• REQUIRED WORK:
How many lines in the listing below include the word "React"? Answer with the number and nothing else.

• DATA LISTING:

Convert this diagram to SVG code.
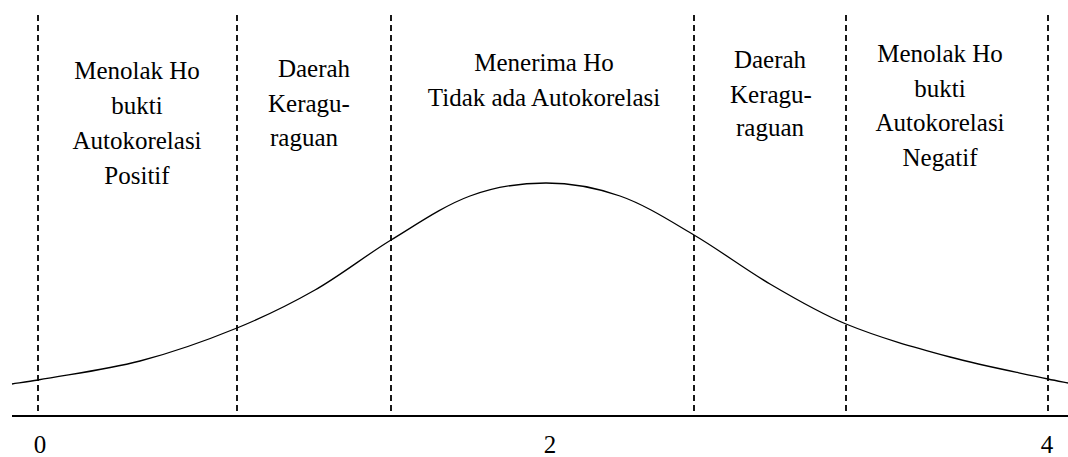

--

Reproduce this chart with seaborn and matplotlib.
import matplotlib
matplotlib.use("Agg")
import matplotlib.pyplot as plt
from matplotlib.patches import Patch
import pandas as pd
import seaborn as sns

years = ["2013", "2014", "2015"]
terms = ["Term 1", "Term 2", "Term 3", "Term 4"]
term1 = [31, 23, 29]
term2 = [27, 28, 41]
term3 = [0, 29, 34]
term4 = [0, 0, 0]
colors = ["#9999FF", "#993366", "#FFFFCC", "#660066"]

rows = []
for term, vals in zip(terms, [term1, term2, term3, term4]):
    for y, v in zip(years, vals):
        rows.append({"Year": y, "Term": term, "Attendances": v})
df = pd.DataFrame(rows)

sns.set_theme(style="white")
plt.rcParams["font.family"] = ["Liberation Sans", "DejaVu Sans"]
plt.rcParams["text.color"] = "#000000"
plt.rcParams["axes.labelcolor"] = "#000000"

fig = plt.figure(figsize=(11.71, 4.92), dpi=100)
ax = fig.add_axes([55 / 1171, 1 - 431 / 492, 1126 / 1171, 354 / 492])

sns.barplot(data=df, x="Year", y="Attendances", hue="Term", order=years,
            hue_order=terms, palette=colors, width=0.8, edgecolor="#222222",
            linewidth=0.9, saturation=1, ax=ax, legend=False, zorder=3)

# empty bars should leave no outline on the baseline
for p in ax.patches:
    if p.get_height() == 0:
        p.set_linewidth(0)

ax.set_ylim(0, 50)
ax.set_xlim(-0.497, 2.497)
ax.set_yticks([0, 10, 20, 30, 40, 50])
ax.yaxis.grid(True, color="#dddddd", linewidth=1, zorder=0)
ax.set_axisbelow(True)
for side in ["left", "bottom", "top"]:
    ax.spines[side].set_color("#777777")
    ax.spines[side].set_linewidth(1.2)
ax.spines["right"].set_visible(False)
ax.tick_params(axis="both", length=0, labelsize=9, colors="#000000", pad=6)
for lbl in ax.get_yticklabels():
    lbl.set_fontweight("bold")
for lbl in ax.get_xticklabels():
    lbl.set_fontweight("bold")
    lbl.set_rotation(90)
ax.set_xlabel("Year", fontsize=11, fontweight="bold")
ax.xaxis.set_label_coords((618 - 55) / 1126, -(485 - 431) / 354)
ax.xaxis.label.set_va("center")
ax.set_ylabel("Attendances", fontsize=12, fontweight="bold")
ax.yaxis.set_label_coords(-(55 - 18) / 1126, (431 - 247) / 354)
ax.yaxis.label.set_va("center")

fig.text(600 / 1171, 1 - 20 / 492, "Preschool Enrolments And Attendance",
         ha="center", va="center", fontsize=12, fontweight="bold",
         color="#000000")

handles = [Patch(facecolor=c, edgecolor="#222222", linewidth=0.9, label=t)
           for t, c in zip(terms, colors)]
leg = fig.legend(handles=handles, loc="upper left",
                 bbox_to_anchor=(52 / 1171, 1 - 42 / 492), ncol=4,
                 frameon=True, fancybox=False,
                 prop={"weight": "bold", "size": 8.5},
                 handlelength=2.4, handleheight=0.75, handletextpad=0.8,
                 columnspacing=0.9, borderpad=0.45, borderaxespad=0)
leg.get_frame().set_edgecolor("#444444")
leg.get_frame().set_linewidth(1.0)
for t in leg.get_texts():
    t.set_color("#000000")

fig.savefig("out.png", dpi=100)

* * *

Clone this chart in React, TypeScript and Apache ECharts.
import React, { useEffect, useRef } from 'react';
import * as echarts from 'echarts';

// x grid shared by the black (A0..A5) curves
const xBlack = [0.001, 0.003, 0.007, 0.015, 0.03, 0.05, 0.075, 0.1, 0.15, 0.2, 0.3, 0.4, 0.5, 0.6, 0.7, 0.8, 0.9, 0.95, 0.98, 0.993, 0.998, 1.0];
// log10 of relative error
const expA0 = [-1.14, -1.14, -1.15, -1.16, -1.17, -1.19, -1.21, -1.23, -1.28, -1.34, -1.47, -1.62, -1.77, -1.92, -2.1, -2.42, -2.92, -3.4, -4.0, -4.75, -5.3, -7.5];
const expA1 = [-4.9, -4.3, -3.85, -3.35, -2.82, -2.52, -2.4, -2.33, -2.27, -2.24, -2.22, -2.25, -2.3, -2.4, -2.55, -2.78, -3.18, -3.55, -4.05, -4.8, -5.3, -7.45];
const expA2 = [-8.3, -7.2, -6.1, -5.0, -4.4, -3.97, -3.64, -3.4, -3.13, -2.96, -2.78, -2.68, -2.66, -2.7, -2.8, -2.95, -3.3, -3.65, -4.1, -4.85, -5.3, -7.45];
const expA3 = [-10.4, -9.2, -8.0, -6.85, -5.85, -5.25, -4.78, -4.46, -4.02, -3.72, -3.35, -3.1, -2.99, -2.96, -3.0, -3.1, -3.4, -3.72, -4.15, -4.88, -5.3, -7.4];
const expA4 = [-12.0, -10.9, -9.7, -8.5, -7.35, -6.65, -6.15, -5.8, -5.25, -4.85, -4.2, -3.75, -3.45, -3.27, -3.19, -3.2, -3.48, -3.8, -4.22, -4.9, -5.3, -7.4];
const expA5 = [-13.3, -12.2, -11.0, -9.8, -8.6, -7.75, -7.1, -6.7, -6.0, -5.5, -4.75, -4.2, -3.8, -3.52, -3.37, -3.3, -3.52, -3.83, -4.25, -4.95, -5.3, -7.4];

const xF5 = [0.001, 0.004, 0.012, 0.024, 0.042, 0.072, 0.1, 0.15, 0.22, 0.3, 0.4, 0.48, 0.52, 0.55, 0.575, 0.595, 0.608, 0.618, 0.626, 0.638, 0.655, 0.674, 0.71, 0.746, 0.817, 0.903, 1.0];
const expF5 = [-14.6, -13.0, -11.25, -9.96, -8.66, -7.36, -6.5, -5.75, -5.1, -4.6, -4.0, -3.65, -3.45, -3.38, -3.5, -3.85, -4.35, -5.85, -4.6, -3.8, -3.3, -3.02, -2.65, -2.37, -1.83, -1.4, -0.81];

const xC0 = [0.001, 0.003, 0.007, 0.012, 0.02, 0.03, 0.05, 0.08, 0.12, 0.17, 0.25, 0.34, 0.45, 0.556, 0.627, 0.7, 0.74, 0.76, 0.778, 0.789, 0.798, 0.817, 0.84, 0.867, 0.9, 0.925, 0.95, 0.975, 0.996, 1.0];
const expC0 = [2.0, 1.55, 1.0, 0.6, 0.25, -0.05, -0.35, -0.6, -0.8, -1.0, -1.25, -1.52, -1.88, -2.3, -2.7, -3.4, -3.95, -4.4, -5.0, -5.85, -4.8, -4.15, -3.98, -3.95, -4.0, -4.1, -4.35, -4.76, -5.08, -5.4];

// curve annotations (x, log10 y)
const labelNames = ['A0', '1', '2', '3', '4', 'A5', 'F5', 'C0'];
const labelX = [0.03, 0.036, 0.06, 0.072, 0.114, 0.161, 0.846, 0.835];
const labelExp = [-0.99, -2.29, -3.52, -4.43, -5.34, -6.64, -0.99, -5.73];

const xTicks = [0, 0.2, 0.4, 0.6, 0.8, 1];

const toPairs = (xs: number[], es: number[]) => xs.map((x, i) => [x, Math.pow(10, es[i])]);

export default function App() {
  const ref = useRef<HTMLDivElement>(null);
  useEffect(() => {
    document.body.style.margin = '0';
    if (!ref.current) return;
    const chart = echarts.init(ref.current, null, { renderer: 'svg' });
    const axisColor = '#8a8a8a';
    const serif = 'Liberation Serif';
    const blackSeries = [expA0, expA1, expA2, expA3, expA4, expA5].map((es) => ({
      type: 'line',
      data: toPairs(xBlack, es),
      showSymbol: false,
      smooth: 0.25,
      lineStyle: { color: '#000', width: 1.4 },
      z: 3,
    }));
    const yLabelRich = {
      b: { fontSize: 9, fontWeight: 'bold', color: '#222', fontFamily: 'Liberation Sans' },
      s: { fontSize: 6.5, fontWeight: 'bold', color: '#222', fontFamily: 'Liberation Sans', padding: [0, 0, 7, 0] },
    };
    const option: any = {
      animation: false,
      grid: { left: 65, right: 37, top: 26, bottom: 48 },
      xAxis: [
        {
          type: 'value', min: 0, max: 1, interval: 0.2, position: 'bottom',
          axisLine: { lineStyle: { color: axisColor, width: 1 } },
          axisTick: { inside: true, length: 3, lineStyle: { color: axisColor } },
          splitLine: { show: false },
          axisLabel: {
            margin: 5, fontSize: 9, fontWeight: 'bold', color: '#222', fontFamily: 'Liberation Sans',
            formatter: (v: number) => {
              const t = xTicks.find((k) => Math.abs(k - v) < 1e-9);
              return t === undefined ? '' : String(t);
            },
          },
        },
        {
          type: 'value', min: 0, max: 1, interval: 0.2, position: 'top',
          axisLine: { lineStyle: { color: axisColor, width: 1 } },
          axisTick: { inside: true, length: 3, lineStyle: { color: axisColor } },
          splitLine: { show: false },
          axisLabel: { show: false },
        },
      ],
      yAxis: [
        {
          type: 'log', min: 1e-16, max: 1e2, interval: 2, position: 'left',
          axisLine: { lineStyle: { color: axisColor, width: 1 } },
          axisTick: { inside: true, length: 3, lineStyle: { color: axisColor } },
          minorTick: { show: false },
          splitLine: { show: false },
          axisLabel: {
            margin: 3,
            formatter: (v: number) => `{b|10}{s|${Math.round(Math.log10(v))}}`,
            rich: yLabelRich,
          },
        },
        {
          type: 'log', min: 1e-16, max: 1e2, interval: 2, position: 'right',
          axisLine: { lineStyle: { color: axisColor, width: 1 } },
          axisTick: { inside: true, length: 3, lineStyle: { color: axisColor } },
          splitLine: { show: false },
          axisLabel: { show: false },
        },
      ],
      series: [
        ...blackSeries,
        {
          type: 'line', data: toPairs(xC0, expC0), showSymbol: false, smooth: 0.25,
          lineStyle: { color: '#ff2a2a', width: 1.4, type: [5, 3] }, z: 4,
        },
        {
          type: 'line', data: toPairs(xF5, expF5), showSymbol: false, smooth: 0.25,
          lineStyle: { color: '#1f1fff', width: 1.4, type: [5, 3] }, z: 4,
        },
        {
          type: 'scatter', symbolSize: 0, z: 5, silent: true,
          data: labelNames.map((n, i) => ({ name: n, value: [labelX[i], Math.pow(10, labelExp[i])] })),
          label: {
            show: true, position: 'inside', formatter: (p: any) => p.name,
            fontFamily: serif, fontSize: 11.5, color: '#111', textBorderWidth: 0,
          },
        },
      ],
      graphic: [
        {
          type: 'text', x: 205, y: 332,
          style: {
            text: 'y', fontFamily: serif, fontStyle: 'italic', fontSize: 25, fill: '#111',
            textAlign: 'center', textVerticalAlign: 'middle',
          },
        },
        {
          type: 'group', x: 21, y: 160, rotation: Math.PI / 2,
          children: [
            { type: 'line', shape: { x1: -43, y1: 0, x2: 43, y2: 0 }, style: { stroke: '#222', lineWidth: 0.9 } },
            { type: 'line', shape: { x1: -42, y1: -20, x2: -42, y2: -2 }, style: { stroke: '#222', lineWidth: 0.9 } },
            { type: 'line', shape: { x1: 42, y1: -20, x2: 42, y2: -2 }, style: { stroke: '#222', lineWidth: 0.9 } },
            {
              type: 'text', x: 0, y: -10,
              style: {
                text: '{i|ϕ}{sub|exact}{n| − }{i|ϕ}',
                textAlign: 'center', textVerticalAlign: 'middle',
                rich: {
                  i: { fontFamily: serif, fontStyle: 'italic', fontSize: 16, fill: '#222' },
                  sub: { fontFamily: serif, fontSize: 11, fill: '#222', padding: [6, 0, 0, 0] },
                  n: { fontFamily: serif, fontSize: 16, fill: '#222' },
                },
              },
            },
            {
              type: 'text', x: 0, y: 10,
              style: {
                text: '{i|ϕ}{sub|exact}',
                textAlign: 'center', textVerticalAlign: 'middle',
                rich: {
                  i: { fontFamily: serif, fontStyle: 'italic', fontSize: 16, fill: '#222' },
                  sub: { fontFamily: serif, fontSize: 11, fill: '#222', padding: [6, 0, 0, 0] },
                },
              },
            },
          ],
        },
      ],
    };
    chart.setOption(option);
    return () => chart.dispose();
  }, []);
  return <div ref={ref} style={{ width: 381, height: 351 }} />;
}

• WORKED SOLUTION:
2